Oggi tante attrici raccontano di avere subito violenze o molestie. A lei è capitato?

«Io non capisco il MeToo, non voglio unirmi al coro e dire che è vero. Io non ho mai avuto alcuna violenza, mai alcun tipo di fastidio. Quando feci il provino con Tinto sapevo che avrei dovuto spogliarmi, fare scene d’amore. Tinto mi scelse al Motor show di Bologna dove facevo il “Serena Grandi show” in cui cantavo e ballavo. Mi disse: “te la senti di fare un film come Miranda?”. Io senza alcun dubbio: “sì, Maestro”. Sapevo che sarebbe stato l’inizio di un bel percorso».

Negli anni Ottanta era una star: film, tv, copertine. Come fu gestire il successo?

«Avevo una famiglia a Rimini, ma volli subito avere una famiglia anche a Roma, un marito e un figlio. Volevo una luce accesa quando tornavo a casa. Una casa in cui non ero Serena Grandi ma Serena Faggioli. Avevo bisogno di stabilità. Perché il successo è molto bello ma bisogna essere pronti a gestire anche l’insuccesso. E io avevo paura».

Ci sono stati momenti no nella sua carriera?

«A un certo punto volevano farmi fare solo le parti di madre. Avevo 35 anni e facevo la mamma di Lorella Cuccarini, di Carol Alt. Allora ho aperto un negozio di antiquariato in piazza Navona. Più avanti un ristorante. Questo mi ha aiutato a non sconvolgere i miei algoritmi, perché il telefono non suonava spesso o mi proponevano ruoli solo per avere il mio nome in cartellone».

Eleonora Giorgi ha detto alla Nuova: basta ruoli di nonne e zie, noi 60enni vogliamo essere protagoniste.

«Ma magari mi chiamassero per fare una nonna o una zia. Bisogna accettare il nostro momento. Vedo Loretta Goggi, star in tv, che però al cinema accetta il capello bianco. Anche io in passato per Pupi Avanti ho fatto sia una 70enne grossa e affaticata che una anziana in carrozzella».

Cosa è per lei Pupi Avati?

«È stata la mia famiglia, con lui ho fatto tre film. Mi manca molto, ho voglia di sentirlo».

La scena simbolo della Grande bellezza di Paolo Sorrentino è lei che esce dalla torta mentre tutti ballano la Carrà.

«Mai avrei immaginato che avrebbe avuto quel successo. Girai le mie scene, poi andai a Rimini per aprire un ristorante. Lo avevo rimosso, quando la notte degli Oscar mi misi davanti alla tv e il primo trailer fu quello con me che uscivo dalla torta. Il mio era un personaggio triste, una showgirl fallita. Non fu facile accettare il ruolo, sembrava mi avesse chiamato per quello.

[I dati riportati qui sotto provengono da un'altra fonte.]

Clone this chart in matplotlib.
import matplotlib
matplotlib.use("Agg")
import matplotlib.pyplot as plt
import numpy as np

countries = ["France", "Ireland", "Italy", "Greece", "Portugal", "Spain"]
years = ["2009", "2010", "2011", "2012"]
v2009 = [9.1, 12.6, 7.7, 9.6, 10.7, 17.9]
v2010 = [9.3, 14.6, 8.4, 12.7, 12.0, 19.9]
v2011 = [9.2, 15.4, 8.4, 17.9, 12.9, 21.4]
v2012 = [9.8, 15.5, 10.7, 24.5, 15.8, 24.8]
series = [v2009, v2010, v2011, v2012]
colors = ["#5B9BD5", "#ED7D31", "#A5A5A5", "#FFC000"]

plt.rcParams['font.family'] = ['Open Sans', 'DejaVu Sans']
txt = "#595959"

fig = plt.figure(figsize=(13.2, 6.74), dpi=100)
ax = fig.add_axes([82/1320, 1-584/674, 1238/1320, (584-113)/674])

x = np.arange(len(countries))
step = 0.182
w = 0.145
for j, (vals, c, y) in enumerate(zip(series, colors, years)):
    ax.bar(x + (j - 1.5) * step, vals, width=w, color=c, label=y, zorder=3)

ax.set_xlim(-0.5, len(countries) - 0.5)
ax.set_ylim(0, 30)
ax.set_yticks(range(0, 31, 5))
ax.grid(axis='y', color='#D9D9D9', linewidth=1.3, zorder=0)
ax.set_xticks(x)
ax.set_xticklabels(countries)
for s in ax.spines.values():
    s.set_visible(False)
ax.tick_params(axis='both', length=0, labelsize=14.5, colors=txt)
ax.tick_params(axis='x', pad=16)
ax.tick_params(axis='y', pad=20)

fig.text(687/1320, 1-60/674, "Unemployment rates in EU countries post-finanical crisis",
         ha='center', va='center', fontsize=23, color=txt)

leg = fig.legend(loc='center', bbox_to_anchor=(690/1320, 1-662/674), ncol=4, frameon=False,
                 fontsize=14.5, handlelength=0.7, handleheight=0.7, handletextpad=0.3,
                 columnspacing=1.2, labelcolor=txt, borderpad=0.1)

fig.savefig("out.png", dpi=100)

Ma io sono un ariete e ho detto sì».

Nel 2019 fu vicina alla candidatura con la Lega.

«L’idea mi divertiva, mi sarebbe piaciuto occuparmi di violenza sulle donne, cinema. Alla fine però volevano solo il mio nome. Ma la politica mi piace eccome».

Giorgia Meloni?

«Mi è sempre piaciuta. Vediamo se è in grado di fare quanto ha detto in questi anni. Certo, l’Italia è ingovernabile...».

C’è un set che la aspetta?

«Per adesso no, solo sceneggiature all’acqua di rose. Preferisco scrivere una bella cosa piuttosto che fare una parte giusto per andare sul set».

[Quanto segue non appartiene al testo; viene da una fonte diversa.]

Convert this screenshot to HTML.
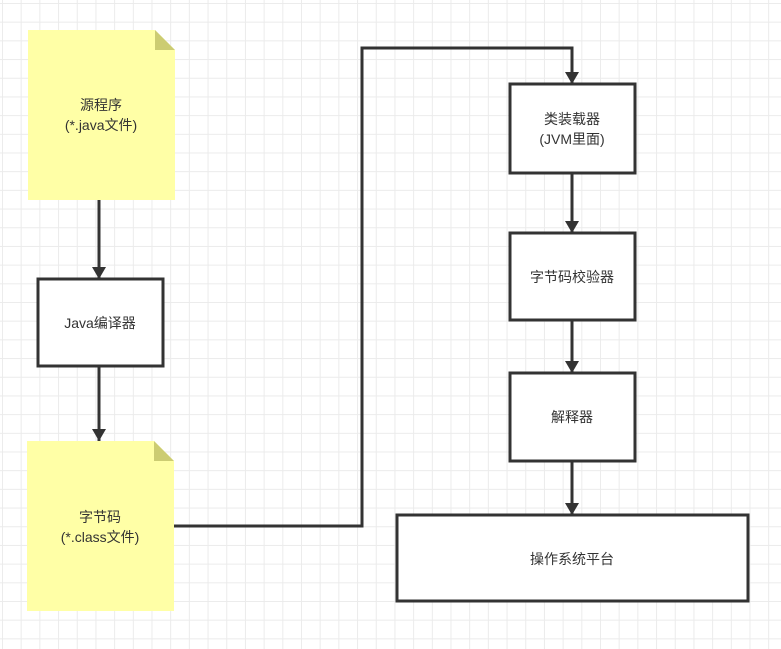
<!DOCTYPE html>
<html><head><style>
body{margin:0;width:781px;height:649px;overflow:hidden;background:#fff;
background-image:linear-gradient(#ebebeb 1px,transparent 1px),linear-gradient(90deg,#ebebeb 1px,transparent 1px);
background-size:18.7px 18.7px;background-position:2px 3px;}
svg{position:absolute;left:0;top:0}
text{font-family:"Liberation Sans","Noto Sans CJK SC",sans-serif;font-size:14px;fill:#333;text-anchor:middle}
</style></head><body>
<svg width="781" height="649">
<defs><marker id="a" markerWidth="10" markerHeight="10" refX="8" refY="5" orient="auto" markerUnits="userSpaceOnUse"><path d="M0,0 L10,5 L0,10 Z" fill="#333"/></marker>
<marker id="b" markerWidth="12" markerHeight="14" refX="12" refY="7" orient="auto" markerUnits="userSpaceOnUse"><path d="M0,0 L12,7 L0,14 Z" fill="#333"/></marker></defs>
<path d="M28,30 H155 L175,50 V200 H28 Z" fill="#ffffa6"/>
<path d="M155,30 L175,50 H155 Z" fill="#cccc72"/>
<text x="101" y="110">源程序</text><text x="101" y="130">(*.java文件)</text>
<path d="M27,441 H154 L174,461 V611 H27 Z" fill="#ffffa6"/>
<path d="M154,441 L174,461 H154 Z" fill="#cccc72"/>
<text x="100" y="522">字节码</text><text x="100" y="542">(*.class文件)</text>
<g fill="#fff" stroke="#333" stroke-width="3">
<rect x="38" y="279" width="125" height="87"/>
<rect x="510" y="84" width="125" height="89"/>
<rect x="510" y="233" width="125" height="87"/>
<rect x="510" y="373" width="125" height="88"/>
<rect x="397" y="515" width="351" height="86"/>
</g>
<text x="100" y="328">Java编译器</text>
<text x="572" y="124">类装载器</text><text x="572" y="144">(JVM里面)</text>
<text x="572" y="282">字节码校验器</text>
<text x="572" y="422">解释器</text>
<text x="572" y="564">操作系统平台</text>
<g stroke="#333" stroke-width="3" fill="none" marker-end="url(#b)">
<path d="M99,200 V279"/>
<path d="M99,366 V441"/>
<path d="M174,526 H362 V48 H572 V84"/>
<path d="M572,173 V233"/>
<path d="M572,320 V373"/>
<path d="M572,461 V515"/>
</g>
</svg>
</body></html>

Lei ha sempre detto di essere nata nel 1958, ma adesso su Wikipedia c’è scritto 1956.

«Anna Magnani era una grandissima attrice, ma quando spuntava la sua carta d’identità ci gettava sopra una tazza di tè. Ai miei tempi a inizio carriera si usava cambiare nome e togliersi qualche anno. Oggi con partite Iva e internet è impossibile. Ma a questo punto ormai che cosa conta? Ebbene sì, sono del ’56».